In a monumental work of history and adventure, ten years in the writing, Wade Davis asks not whether George Mallory was the first to reach the summit of Everest, but rather why he kept on climbing on that fateful day. His answer lies in a single phrase uttered by one of the survivors as they retreated from the mountain: "The price of life is death." Mallory walked on because for him, as for all of his generation, death was but "a frail barrier that men crossed, smiling and gallant, every day." As climbers they accepted a degree of risk unimaginable before the war. They were not cavalier, but death was no stranger. They had seen so much of it that it had no hold on them. What mattered was how one lived, the moments of being alive.

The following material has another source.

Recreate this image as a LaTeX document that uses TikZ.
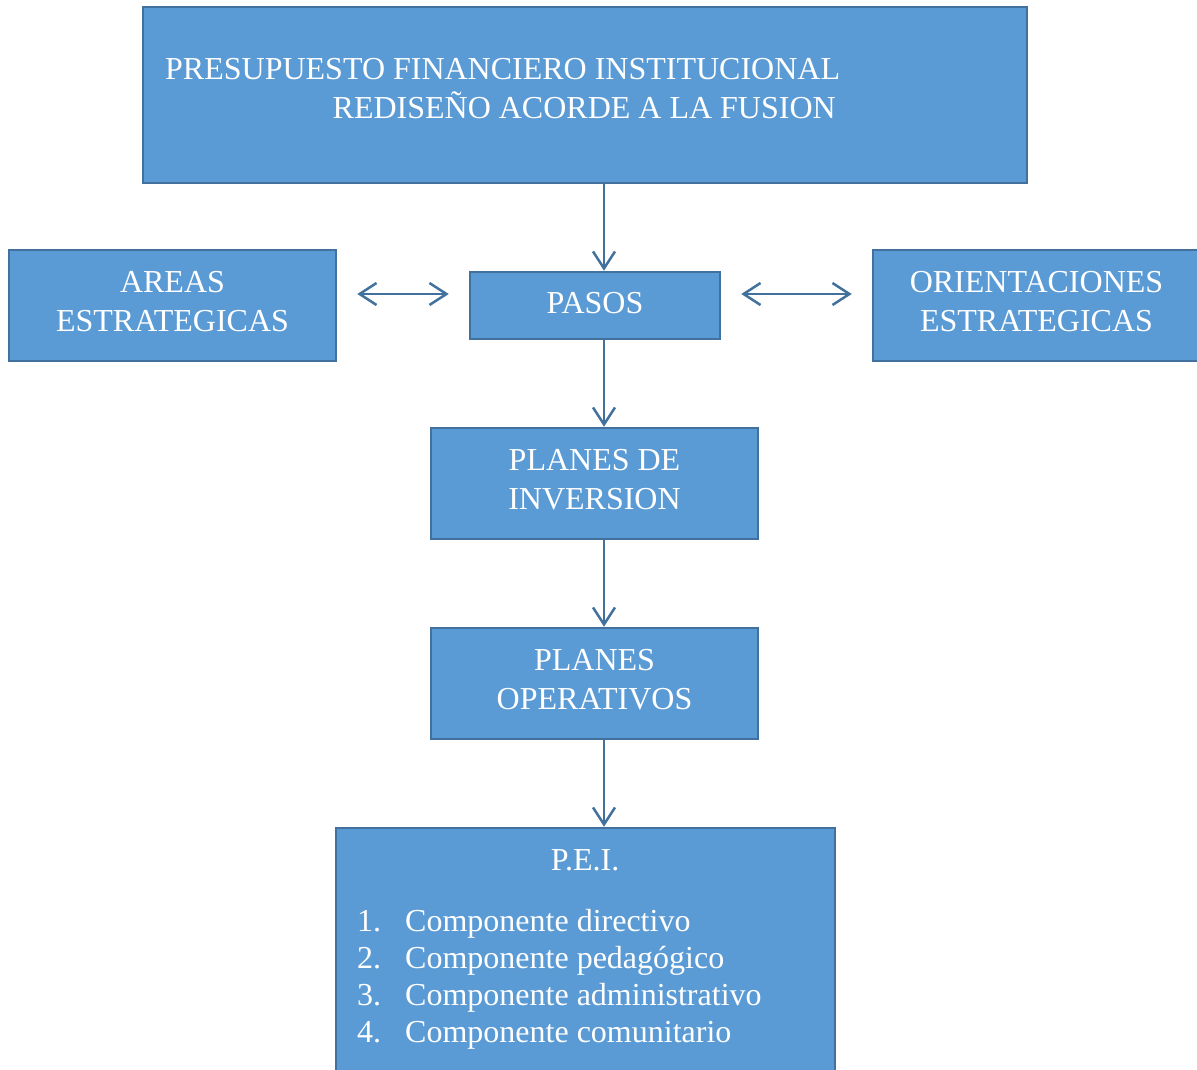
\documentclass[tikz,border=0pt]{standalone}
\usepackage{fontspec}
\setmainfont{Liberation Serif}
\usetikzlibrary{arrows.meta}
\definecolor{boxfill}{HTML}{5B9BD5}
\definecolor{boxline}{HTML}{41719C}
\tikzset{
  box/.style={draw=boxline, fill=boxfill, line width=2.5pt, rectangle, inner sep=0pt, text=white,
    font=\fontsize{32}{39}\selectfont, align=center},
  twoline/.style={text depth=8pt},
  oneline/.style={text depth=13pt},
  txt/.style={text=white, inner sep=0pt, font=\fontsize{32}{39}\selectfont},
  arr/.style={draw=boxline, line width=2.5pt, -{Straight Barb[length=17pt,width=22pt,line width=2.5pt]}},
  dbl/.style={draw=boxline, line width=2.5pt, {Straight Barb[length=17pt,width=22pt,line width=2.5pt]}-{Straight Barb[length=17pt,width=22pt,line width=2.5pt]}, shorten <=20pt, shorten >=20pt}
}
\begin{document}
\begin{tikzpicture}[x=1pt,y=-1pt]
\useasboundingbox (0,0) rectangle (1197,1070);
\clip (0,0) rectangle (1197,1070);
\node[box, minimum width=884pt, minimum height=176pt] (top) at (585,95) {};
\node[txt, anchor=base west] (t1) at (165,80) {PRESUPUESTO FINANCIERO INSTITUCIONAL};
\node[txt, anchor=base east] (t2) at (836,119) {REDISEÑO ACORDE A LA FUSION};
\node[box, twoline, minimum width=327pt, minimum height=111pt] (areas) at (172.5,305.5) {AREAS\\ESTRATEGICAS};
\node[box, minimum width=250pt, minimum height=67pt, text height=22pt, text depth=6pt] (pasos) at (595,305.5) {PASOS};
\node[box, twoline, minimum width=327pt, minimum height=111pt] (orient) at (1036.5,305.5) {ORIENTACIONES\\ESTRATEGICAS};
\node[box, twoline, minimum width=327pt, minimum height=111pt] (inv) at (594.5,483.5) {PLANES DE\\INVERSION};
\node[box, twoline, minimum width=327pt, minimum height=111pt] (ope) at (594.5,683.5) {PLANES\\OPERATIVOS};
\node[box, minimum width=499pt, minimum height=272pt] (pei) at (585.5,964) {};
\node[txt, anchor=base] (peititle) at (585,870) {P.E.I.};
\node[txt, anchor=base west, align=left, font=\fontsize{32}{37}\selectfont] (peilist) at (357,931)
  {\begin{tabular}[t]{@{}l@{\hspace{24pt}}l@{}}
   1. & Componente directivo\\
   2. & Componente pedagógico\\
   3. & Componente administrativo\\
   4. & Componente comunitario
   \end{tabular}};
\coordinate (ax) at (604,0);
\coordinate (ay) at (0,294);
\draw[arr] (ax |- top.south) -- (ax |- pasos.north);
\draw[arr] (ax |- pasos.south) -- (ax |- inv.north);
\draw[arr] (ax |- inv.south) -- (ax |- ope.north);
\draw[arr] (ax |- ope.south) -- (ax |- pei.north);
\draw[dbl] (areas.east |- ay) -- (pasos.west |- ay);
\draw[dbl] (pasos.east |- ay) -- (orient.west |- ay);
\end{tikzpicture}
\end{document}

For all of them Everest had become an exalted radiance, a sentinel in the sky, a symbol of hope in a world gone mad.
PUBLISHERS WEEKLY
Davis (Wayfinders), a National Geographic explorer-in-residence, tells the story of how a group of men who survived the unfathomable violence of WWI became obsessed with scaling Mt. Everest. Their quest was not for their own glory but for the psyche of their ravaged country and to reaffirm that the human spirit could soar above the inhumanity that countries perpetrate on one another on the battlefield. As with all his works, Davis relies on impeccable research to go into uncommon detail to outline a backstory that centers on the atrocities of trench warfare, English imperialism in India, and the first European expeditions into Tibet and the Himalayas. He also digs deep into the schooling and upbringing of those who took part in the first Everest expeditions, going so far as to investigate the early same-sex relationships of George Mallory. While Davis takes his time leading up to Mallory's first attempt at the summit, his own exploration experience helps him get into the minds of the climbers, the descriptions of the ascents including the tragic 1922 attempt that saw seven Sherpas lose their lives and the long-unresolved conclusion to the 1924 climb that resulted in Mallory and Andrew Irvine's deaths are as breathtaking and astounding as any previous climbing literature.
Customer Reviews
Great read
An excellent read! Character introduction leads well into the story. Good insight into the minds of soldiers returning from WW1 and those that survived and their care free attitudes of the dangers of Mount Everest. There are some sleepers in the book, but all in all very good.